One alternative approach is to change the counting formula in B2 to:
=ROW(INDEX(A1:A65535;MAX(IF(ISBLANK(A1:A65535);"";ROW(A1:A65535))))) (be sure to enter this as an array formula)
The 65535 is just an example of a max number. You might know that your data can only be 5000 rows long and use that number instead, or you might want to play it safe and go with OOo's maximum row number of 1048576 — but that takes a few seconds to calculate. Note that this is no longer a counting algorithm, which is useless for non-contiguous data, but rather provides the last used row in the range A1:A65535.
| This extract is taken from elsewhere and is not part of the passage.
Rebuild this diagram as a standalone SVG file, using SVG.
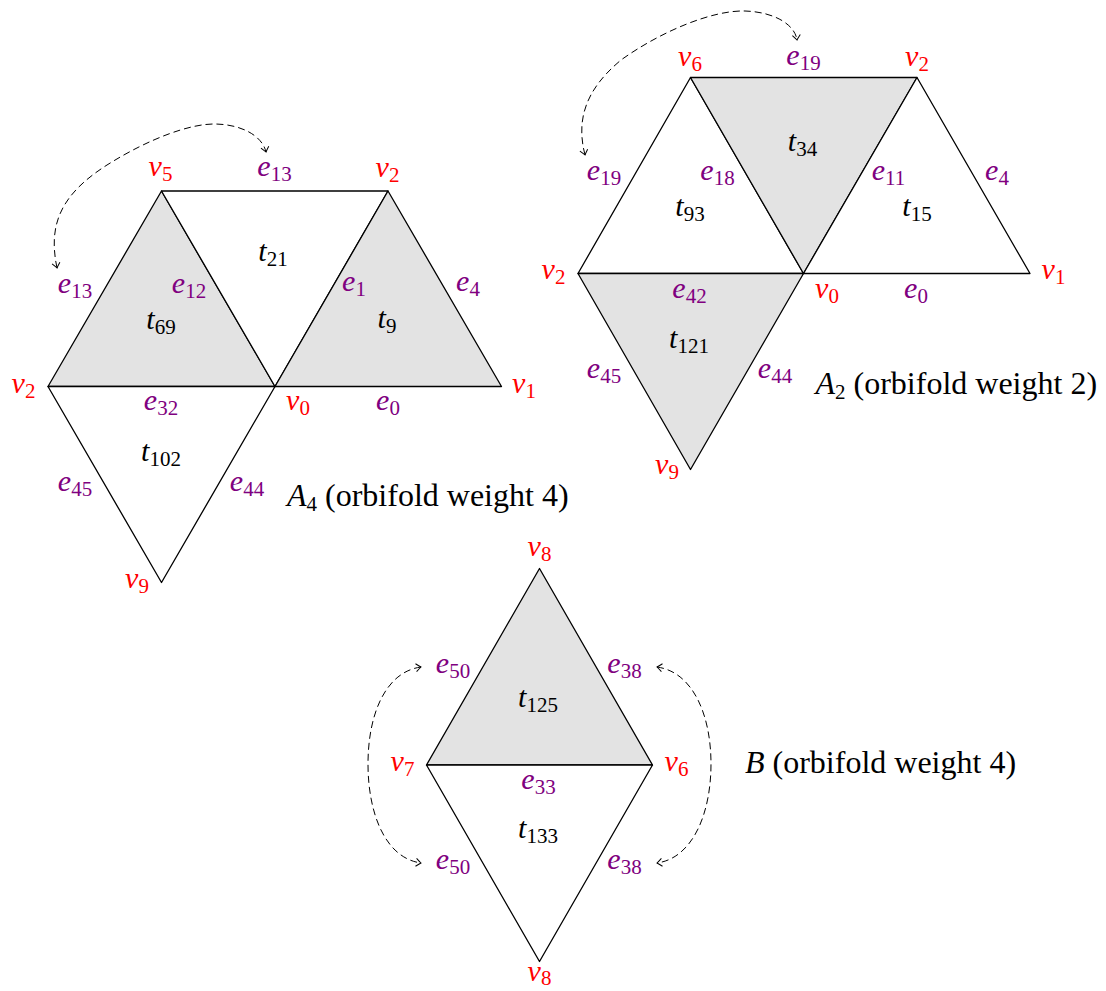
<svg xmlns="http://www.w3.org/2000/svg" width="1106" height="991" viewBox="0 0 1106 991">
<style>
.tri{stroke:#000;stroke-width:1.3;stroke-linejoin:round}
.sh{fill:#e3e3e3}
.wh{fill:#fff}
.lab{font-family:"Liberation Serif",serif;font-size:30px;font-style:italic;text-anchor:middle}
.v{fill:#ff0000}
.e{fill:#800080}
.t{fill:#000}
.sub{font-style:normal;font-size:21px}
.cap{font-family:"Liberation Serif",serif;font-size:32px;fill:#000}
.cap .it{font-style:italic}
.arr{fill:none;stroke:#000;stroke-width:1;stroke-dasharray:7 4;marker-start:url(#ah);marker-end:url(#ah)}
</style>
<defs>
<marker id="ah" viewBox="-7 -6 9 12" refX="0" refY="0" markerWidth="9" markerHeight="12" markerUnits="userSpaceOnUse" orient="auto-start-reverse">
<path d="M-5,-4 Q-1.5,-1 0,0 Q-1.5,1 -5,4" fill="none" stroke="#000" stroke-width="1" stroke-dasharray="none"/>
</marker>
</defs>
<rect width="1106" height="991" fill="#fff"/>

<!-- A4 -->
<g id="A4">
<g id="A4-t69"><polygon class="tri sh" points="48,386.5 161.5,191 275,386.5"/><text class="lab t" x="161" y="329">t<tspan class="sub" dy="4.5">69</tspan></text></g>
<g id="A4-t21"><polygon class="tri wh" points="161.5,191 388,191 275,386.5"/><text class="lab t" x="273" y="261">t<tspan class="sub" dy="4.5">21</tspan></text></g>
<g id="A4-t9"><polygon class="tri sh" points="275,386.5 388,191 501.5,386.5"/><text class="lab t" x="387" y="328">t<tspan class="sub" dy="4.5">9</tspan></text></g>
<g id="A4-t102"><polygon class="tri wh" points="48,386.5 275,386.5 161.5,582.5"/><text class="lab t" x="161" y="461">t<tspan class="sub" dy="4.5">102</tspan></text></g>
<g id="A4-vertices">
<text class="lab v" x="160.5" y="176">v<tspan class="sub" dy="4.5">5</tspan></text>
<text class="lab v" x="387.5" y="177">v<tspan class="sub" dy="4.5">2</tspan></text>
<text class="lab v" x="23.5" y="393">v<tspan class="sub" dy="4.5">2</tspan></text>
<text class="lab v" x="524" y="393">v<tspan class="sub" dy="4.5">1</tspan></text>
<text class="lab v" x="298" y="410">v<tspan class="sub" dy="4.5">0</tspan></text>
<text class="lab v" x="137" y="588">v<tspan class="sub" dy="4.5">9</tspan></text>
</g>
<g id="A4-edges">
<text class="lab e" x="274.5" y="176">e<tspan class="sub" dy="4.5">13</tspan></text>
<text class="lab e" x="75" y="293">e<tspan class="sub" dy="4.5">13</tspan></text>
<text class="lab e" x="189" y="293">e<tspan class="sub" dy="4.5">12</tspan></text>
<text class="lab e" x="354" y="291">e<tspan class="sub" dy="4.5">1</tspan></text>
<text class="lab e" x="468" y="291">e<tspan class="sub" dy="4.5">4</tspan></text>
<text class="lab e" x="161" y="410">e<tspan class="sub" dy="4.5">32</tspan></text>
<text class="lab e" x="388" y="410">e<tspan class="sub" dy="4.5">0</tspan></text>
<text class="lab e" x="75" y="491">e<tspan class="sub" dy="4.5">45</tspan></text>
<text class="lab e" x="247" y="491">e<tspan class="sub" dy="4.5">44</tspan></text>
</g>
<text id="A4-caption" class="cap" x="287" y="506"><tspan class="it">A</tspan><tspan class="sub" dy="4.5">4</tspan><tspan dy="-4.5"> (orbifold weight 4)</tspan></text>
</g>

<!-- A2 -->
<g id="A2">
<g id="A2-t93"><polygon class="tri wh" points="578,273.5 690.5,77.5 803.5,273.5"/><text class="lab t" x="690" y="216">t<tspan class="sub" dy="4.5">93</tspan></text></g>
<g id="A2-t34"><polygon class="tri sh" points="690.5,77.5 917,77.5 803.5,273.5"/><text class="lab t" x="802.5" y="151">t<tspan class="sub" dy="4.5">34</tspan></text></g>
<g id="A2-t15"><polygon class="tri wh" points="803.5,273.5 917,77.5 1030,273.5"/><text class="lab t" x="917" y="216">t<tspan class="sub" dy="4.5">15</tspan></text></g>
<g id="A2-t121"><polygon class="tri sh" points="578,273.5 803.5,273.5 690.5,469.5"/><text class="lab t" x="689" y="348">t<tspan class="sub" dy="4.5">121</tspan></text></g>
<g id="A2-vertices">
<text class="lab v" x="690" y="66">v<tspan class="sub" dy="4.5">6</tspan></text>
<text class="lab v" x="917" y="66">v<tspan class="sub" dy="4.5">2</tspan></text>
<text class="lab v" x="553.5" y="279">v<tspan class="sub" dy="4.5">2</tspan></text>
<text class="lab v" x="1053.5" y="279">v<tspan class="sub" dy="4.5">1</tspan></text>
<text class="lab v" x="827" y="298">v<tspan class="sub" dy="4.5">0</tspan></text>
<text class="lab v" x="667" y="474">v<tspan class="sub" dy="4.5">9</tspan></text>
</g>
<g id="A2-edges">
<text class="lab e" x="803.5" y="65">e<tspan class="sub" dy="4.5">19</tspan></text>
<text class="lab e" x="604" y="180">e<tspan class="sub" dy="4.5">19</tspan></text>
<text class="lab e" x="717.5" y="180">e<tspan class="sub" dy="4.5">18</tspan></text>
<text class="lab e" x="888.5" y="180">e<tspan class="sub" dy="4.5">11</tspan></text>
<text class="lab e" x="997" y="180">e<tspan class="sub" dy="4.5">4</tspan></text>
<text class="lab e" x="689.5" y="298">e<tspan class="sub" dy="4.5">42</tspan></text>
<text class="lab e" x="916" y="298">e<tspan class="sub" dy="4.5">0</tspan></text>
<text class="lab e" x="604" y="378">e<tspan class="sub" dy="4.5">45</tspan></text>
<text class="lab e" x="775" y="378">e<tspan class="sub" dy="4.5">44</tspan></text>
</g>
<text id="A2-caption" class="cap" x="815.5" y="394"><tspan class="it">A</tspan><tspan class="sub" dy="4.5">2</tspan><tspan dy="-4.5"> (orbifold weight 2)</tspan></text>
</g>

<!-- B -->
<g id="B">
<g id="B-t125"><polygon class="tri sh" points="426.5,765 539.5,568.5 652.5,765"/><text class="lab t" x="538" y="707">t<tspan class="sub" dy="4.5">125</tspan></text></g>
<g id="B-t133"><polygon class="tri wh" points="426.5,765 652.5,765 539.5,961.5"/><text class="lab t" x="538" y="838">t<tspan class="sub" dy="4.5">133</tspan></text></g>
<g id="B-vertices">
<text class="lab v" x="539.5" y="556">v<tspan class="sub" dy="4.5">8</tspan></text>
<text class="lab v" x="402.5" y="771">v<tspan class="sub" dy="4.5">7</tspan></text>
<text class="lab v" x="676.5" y="771">v<tspan class="sub" dy="4.5">6</tspan></text>
<text class="lab v" x="539.5" y="981">v<tspan class="sub" dy="4">8</tspan></text>
</g>
<g id="B-edges">
<text class="lab e" x="453" y="673">e<tspan class="sub" dy="4.5">50</tspan></text>
<text class="lab e" x="624.5" y="673">e<tspan class="sub" dy="4.5">38</tspan></text>
<text class="lab e" x="538.5" y="789">e<tspan class="sub" dy="4.5">33</tspan></text>
<text class="lab e" x="453" y="869">e<tspan class="sub" dy="4.5">50</tspan></text>
<text class="lab e" x="624.5" y="869">e<tspan class="sub" dy="4.5">38</tspan></text>
</g>
<text id="B-caption" class="cap" x="745" y="773"><tspan class="it">B</tspan> (orbifold weight 4)</text>
</g>

<!-- connectors -->
<g id="connectors">
<path class="arr" d="M57,268 C48,225 60,195 107,165 C150,138 190,124 214,124 C240,124 262,135 266,152"/>
<path class="arr" d="M585,155 C576,120 585,90 621,60 C660,32 712,10 745,11 C775,12 795,25 797,40"/>
<path class="arr" d="M421,667 C385,672 368,715 368,764 C368,813 385,858 421,863"/>
<path class="arr" d="M657,667 C693,672 711,715 711,764 C711,813 693,858 657,863"/>
</g>
</svg>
Then change the formula in D2 to:
=IF(ISERR(SMALL(INDIRECT("A2:A"&B$2);CELL("row";D2)-1));"";SMALL(INDIRECT("A2:A"&B$2);CELL("row";D2)-1))
Then copy that formula down the column. One could always replace B$2 with the formula in B2 to require no additional columns, but the formula is already quite long and B2 formula's is pretty CPU-intensive so you don't want to perform it multiple times. Unfortunately the use of IF(ISERR()) to screen out #VALUE! errors requires the SMALL() function to be called twice in each cell, unless someone knows a way to slim things down. It still runs pretty fast, as far as I can tell.

Ultimately, some people might prefer to just make a macro to do all this, but it's still doable with formulas, so that's what I'm sticking with for my own needs!

Edit: Corrected B2 counting formula, I forgot that I added ROW() to the beginning of it. Otherwise it returns the last value, not the last value's row.
Last edited by MrProgrammer on Thu Feb 23, 2023 8:17 pm, edited 1 time in total.